══ Data

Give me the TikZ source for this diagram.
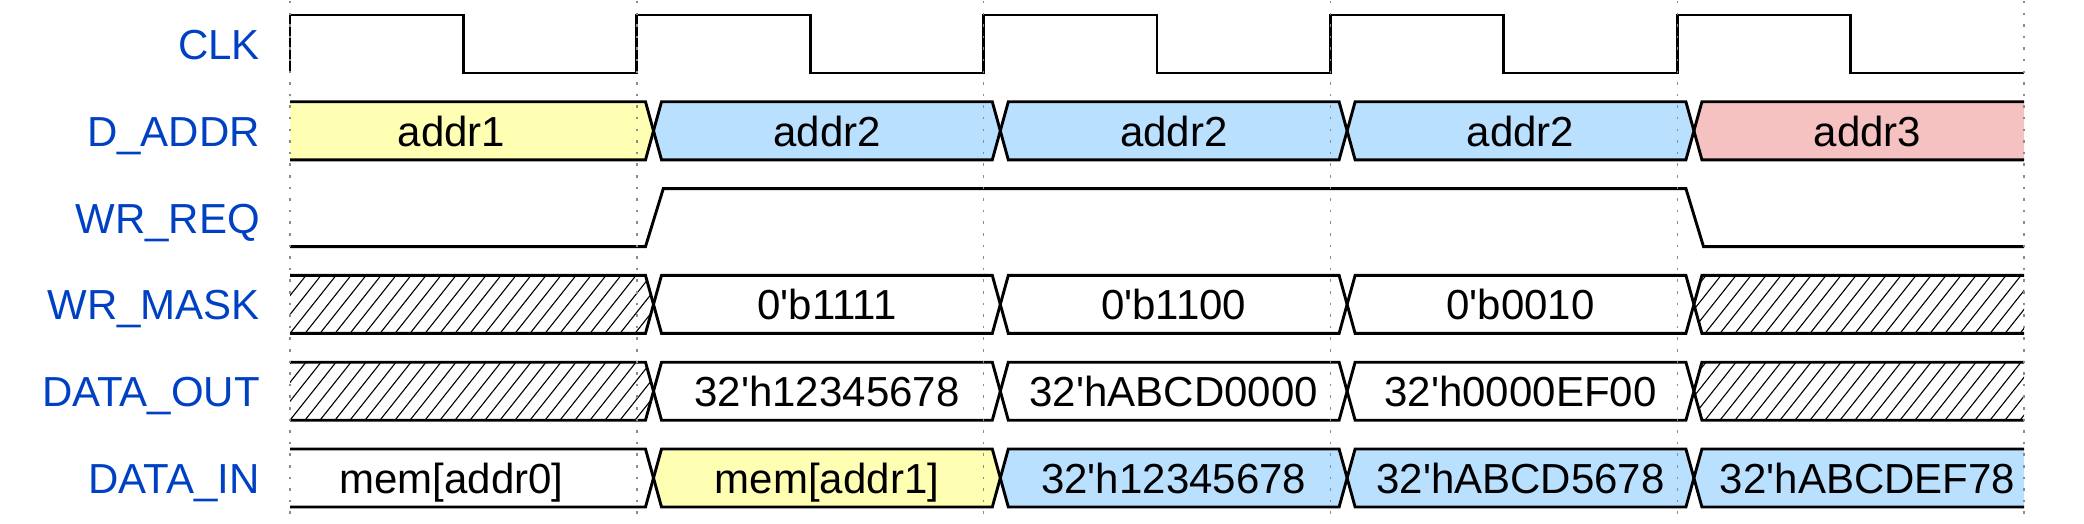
\documentclass[tikz,border=0pt]{standalone}
\usepackage{fontspec}
\setmainfont{Liberation Sans}
\definecolor{lbl}{HTML}{0041C4}
\definecolor{wyel}{HTML}{FFFFB4}
\definecolor{wblu}{HTML}{B9E0FF}
\definecolor{wred}{HTML}{F5C1C1}
\newcommand\ap{\textquotesingle}
% closed path of an inner data segment: left crossing, right crossing, top
\newcommand\segpath[3]{({#1+8},#3) -- ({#2-8},#3) -- (#2,{#3+29}) -- ({#2-8},{#3+58}) -- ({#1+8},{#3+58}) -- (#1,{#3+29}) -- cycle}
\newcommand\firstpath[2]{(290,#2) -- ({#1-8},#2) -- (#1,{#2+29}) -- ({#1-8},{#2+58}) -- (290,{#2+58})}
\newcommand\lastpath[2]{(2024,#2) -- ({#1+8},#2) -- (#1,{#2+29}) -- ({#1+8},{#2+58}) -- (2024,{#2+58})}
\begin{document}
\begin{tikzpicture}[x=1pt,y=-1pt,
  wave/.style={line width=2.9pt,black},
  gridln/.style={black!45,line width=1.4pt,dash pattern=on 2.5pt off 9.1pt},
  sig/.style={text=lbl,anchor=base east,inner sep=0pt,font=\fontsize{42}{50}\selectfont},
  val/.style={text=black,anchor=base,inner sep=0pt,font=\fontsize{42}{50}\selectfont},
  hatchln/.style={line width=1.1pt,black}]
\useasboundingbox (0,0) rectangle (2084,524);
\def\cA{653.5}\def\cB{1000.3}\def\cC{1347.1}\def\cD{1693.9}
\def\tA{101.8}\def\tM{275.4}\def\tO{362.2}\def\tI{449}
% ---- fills ----
\fill[wyel] \firstpath{\cA}{\tA} -- cycle;
\fill[wblu] \segpath{\cA}{\cB}{\tA};
\fill[wblu] \segpath{\cB}{\cC}{\tA};
\fill[wblu] \segpath{\cC}{\cD}{\tA};
\fill[wred] \lastpath{\cD}{\tA} -- cycle;
\fill[white] \firstpath{\cA}{\tI} -- cycle;
\fill[wyel] \segpath{\cA}{\cB}{\tI};
\fill[wblu] \segpath{\cB}{\cC}{\tI};
\fill[wblu] \segpath{\cC}{\cD}{\tI};
\fill[wblu] \lastpath{\cD}{\tI} -- cycle;
% ---- hatching ----
\foreach \t in {\tM,\tO}{
  \begin{scope}
    \clip \firstpath{\cA}{\t} -- cycle;
    \foreach \k in {-4,...,25} \draw[hatchln] ({290+15*\k},{\t+58}) -- ++(46,-58);
  \end{scope}
  \begin{scope}
    \clip \lastpath{\cD}{\t} -- cycle;
    \foreach \k in {-4,...,23} \draw[hatchln] ({1690+15*\k},{\t+58}) -- ++(46,-58);
  \end{scope}
}
% ---- outlines ----
\foreach \t in {\tA,\tM,\tO,\tI}{
  \draw[wave] \firstpath{\cA}{\t};
  \draw[wave] \segpath{\cA}{\cB}{\t};
  \draw[wave] \segpath{\cB}{\cC}{\t};
  \draw[wave] \segpath{\cC}{\cD}{\t};
  \draw[wave] \lastpath{\cD}{\t};
}
% CLK
\draw[wave] (290,73) -- (290,15) -- (463.4,15) -- (463.4,73) -- (636.8,73) -- (636.8,15)
  -- (810.2,15) -- (810.2,73) -- (983.6,73) -- (983.6,15) -- (1157,15) -- (1157,73)
  -- (1330.4,73) -- (1330.4,15) -- (1503.8,15) -- (1503.8,73) -- (1677.2,73) -- (1677.2,15)
  -- (1850.6,15) -- (1850.6,73) -- (2024,73);
% WR_REQ
\draw[wave] (290,246.6) -- (645.5,246.6) -- (663.3,188.6) -- (1685.9,188.6) -- (1703.5,246.6) -- (2024,246.6);
% ---- grid ----
\foreach \i in {0,...,5} \draw[gridln] ({290+346.8*\i},1) -- ({290+346.8*\i},518);
% ---- labels ----
\node[sig] (lclk) at (260,59.5) {CLK};
\node[sig] (laddr) at (260,146.3) {D\_ADDR};
\node[sig] (lreq) at (260,233.1) {WR\_REQ};
\node[sig] (lmask) at (260,319.9) {WR\_MASK};
\node[sig] (lout) at (260,406.7) {DATA\_OUT};
\node[sig] (lin) at (260,493.5) {DATA\_IN};
% ---- values ----
\node[val] (a1) at (451.5,146.3) {addr1};
\node[val] (a2) at (827,146.3) {addr2};
\node[val] (a3) at (1173.7,146.3) {addr2};
\node[val] (a4) at (1520.5,146.3) {addr2};
\node[val] (a5) at (1867.5,146.3) {addr3};
\node[val] (m2) at (827,319.9) {0\ap b1111};
\node[val] (m3) at (1173.7,319.9) {0\ap b1100};
\node[val] (m4) at (1520.5,319.9) {0\ap b0010};
\node[val] (o2) at (827,406.7) {32\ap h12345678};
\node[val] (o3) at (1173.7,406.7) {32\ap hABCD0000};
\node[val] (o4) at (1520.5,406.7) {32\ap h0000EF00};
\node[val] (i1) at (451.5,493.5) {mem[addr0]};
\node[val] (i2) at (827,493.5) {mem[addr1]};
\node[val] (i3) at (1173.7,493.5) {32\ap h12345678};
\node[val] (i4) at (1520.5,493.5) {32\ap hABCD5678};
\node[val] (i5) at (1867.5,493.5) {32\ap hABCDEF78};
\end{tikzpicture}
\end{document}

════

Given problem: Without including any pictures, print all of the material exactly as given.

Response for this exercise:
Give me the TikZ source for this diagram.
\documentclass[tikz,border=0pt]{standalone}
\usepackage{fontspec}
\setmainfont{Liberation Sans}
\definecolor{lbl}{HTML}{0041C4}
\definecolor{wyel}{HTML}{FFFFB4}
\definecolor{wblu}{HTML}{B9E0FF}
\definecolor{wred}{HTML}{F5C1C1}
\newcommand\ap{\textquotesingle}
% closed path of an inner data segment: left crossing, right crossing, top
\newcommand\segpath[3]{({#1+8},#3) -- ({#2-8},#3) -- (#2,{#3+29}) -- ({#2-8},{#3+58}) -- ({#1+8},{#3+58}) -- (#1,{#3+29}) -- cycle}
\newcommand\firstpath[2]{(290,#2) -- ({#1-8},#2) -- (#1,{#2+29}) -- ({#1-8},{#2+58}) -- (290,{#2+58})}
\newcommand\lastpath[2]{(2024,#2) -- ({#1+8},#2) -- (#1,{#2+29}) -- ({#1+8},{#2+58}) -- (2024,{#2+58})}
\begin{document}
\begin{tikzpicture}[x=1pt,y=-1pt,
  wave/.style={line width=2.9pt,black},
  gridln/.style={black!45,line width=1.4pt,dash pattern=on 2.5pt off 9.1pt},
  sig/.style={text=lbl,anchor=base east,inner sep=0pt,font=\fontsize{42}{50}\selectfont},
  val/.style={text=black,anchor=base,inner sep=0pt,font=\fontsize{42}{50}\selectfont},
  hatchln/.style={line width=1.1pt,black}]
\useasboundingbox (0,0) rectangle (2084,524);
\def\cA{653.5}\def\cB{1000.3}\def\cC{1347.1}\def\cD{1693.9}
\def\tA{101.8}\def\tM{275.4}\def\tO{362.2}\def\tI{449}
% ---- fills ----
\fill[wyel] \firstpath{\cA}{\tA} -- cycle;
\fill[wblu] \segpath{\cA}{\cB}{\tA};
\fill[wblu] \segpath{\cB}{\cC}{\tA};
\fill[wblu] \segpath{\cC}{\cD}{\tA};
\fill[wred] \lastpath{\cD}{\tA} -- cycle;
\fill[white] \firstpath{\cA}{\tI} -- cycle;
\fill[wyel] \segpath{\cA}{\cB}{\tI};
\fill[wblu] \segpath{\cB}{\cC}{\tI};
\fill[wblu] \segpath{\cC}{\cD}{\tI};
\fill[wblu] \lastpath{\cD}{\tI} -- cycle;
% ---- hatching ----
\foreach \t in {\tM,\tO}{
  \begin{scope}
    \clip \firstpath{\cA}{\t} -- cycle;
    \foreach \k in {-4,...,25} \draw[hatchln] ({290+15*\k},{\t+58}) -- ++(46,-58);
  \end{scope}
  \begin{scope}
    \clip \lastpath{\cD}{\t} -- cycle;
    \foreach \k in {-4,...,23} \draw[hatchln] ({1690+15*\k},{\t+58}) -- ++(46,-58);
  \end{scope}
}
% ---- outlines ----
\foreach \t in {\tA,\tM,\tO,\tI}{
  \draw[wave] \firstpath{\cA}{\t};
  \draw[wave] \segpath{\cA}{\cB}{\t};
  \draw[wave] \segpath{\cB}{\cC}{\t};
  \draw[wave] \segpath{\cC}{\cD}{\t};
  \draw[wave] \lastpath{\cD}{\t};
}
% CLK
\draw[wave] (290,73) -- (290,15) -- (463.4,15) -- (463.4,73) -- (636.8,73) -- (636.8,15)
  -- (810.2,15) -- (810.2,73) -- (983.6,73) -- (983.6,15) -- (1157,15) -- (1157,73)
  -- (1330.4,73) -- (1330.4,15) -- (1503.8,15) -- (1503.8,73) -- (1677.2,73) -- (1677.2,15)
  -- (1850.6,15) -- (1850.6,73) -- (2024,73);
% WR_REQ
\draw[wave] (290,246.6) -- (645.5,246.6) -- (663.3,188.6) -- (1685.9,188.6) -- (1703.5,246.6) -- (2024,246.6);
% ---- grid ----
\foreach \i in {0,...,5} \draw[gridln] ({290+346.8*\i},1) -- ({290+346.8*\i},518);
% ---- labels ----
\node[sig] (lclk) at (260,59.5) {CLK};
\node[sig] (laddr) at (260,146.3) {D\_ADDR};
\node[sig] (lreq) at (260,233.1) {WR\_REQ};
\node[sig] (lmask) at (260,319.9) {WR\_MASK};
\node[sig] (lout) at (260,406.7) {DATA\_OUT};
\node[sig] (lin) at (260,493.5) {DATA\_IN};
% ---- values ----
\node[val] (a1) at (451.5,146.3) {addr1};
\node[val] (a2) at (827,146.3) {addr2};
\node[val] (a3) at (1173.7,146.3) {addr2};
\node[val] (a4) at (1520.5,146.3) {addr2};
\node[val] (a5) at (1867.5,146.3) {addr3};
\node[val] (m2) at (827,319.9) {0\ap b1111};
\node[val] (m3) at (1173.7,319.9) {0\ap b1100};
\node[val] (m4) at (1520.5,319.9) {0\ap b0010};
\node[val] (o2) at (827,406.7) {32\ap h12345678};
\node[val] (o3) at (1173.7,406.7) {32\ap hABCD0000};
\node[val] (o4) at (1520.5,406.7) {32\ap h0000EF00};
\node[val] (i1) at (451.5,493.5) {mem[addr0]};
\node[val] (i2) at (827,493.5) {mem[addr1]};
\node[val] (i3) at (1173.7,493.5) {32\ap h12345678};
\node[val] (i4) at (1520.5,493.5) {32\ap hABCD5678};
\node[val] (i5) at (1867.5,493.5) {32\ap hABCDEF78};
\end{tikzpicture}
\end{document}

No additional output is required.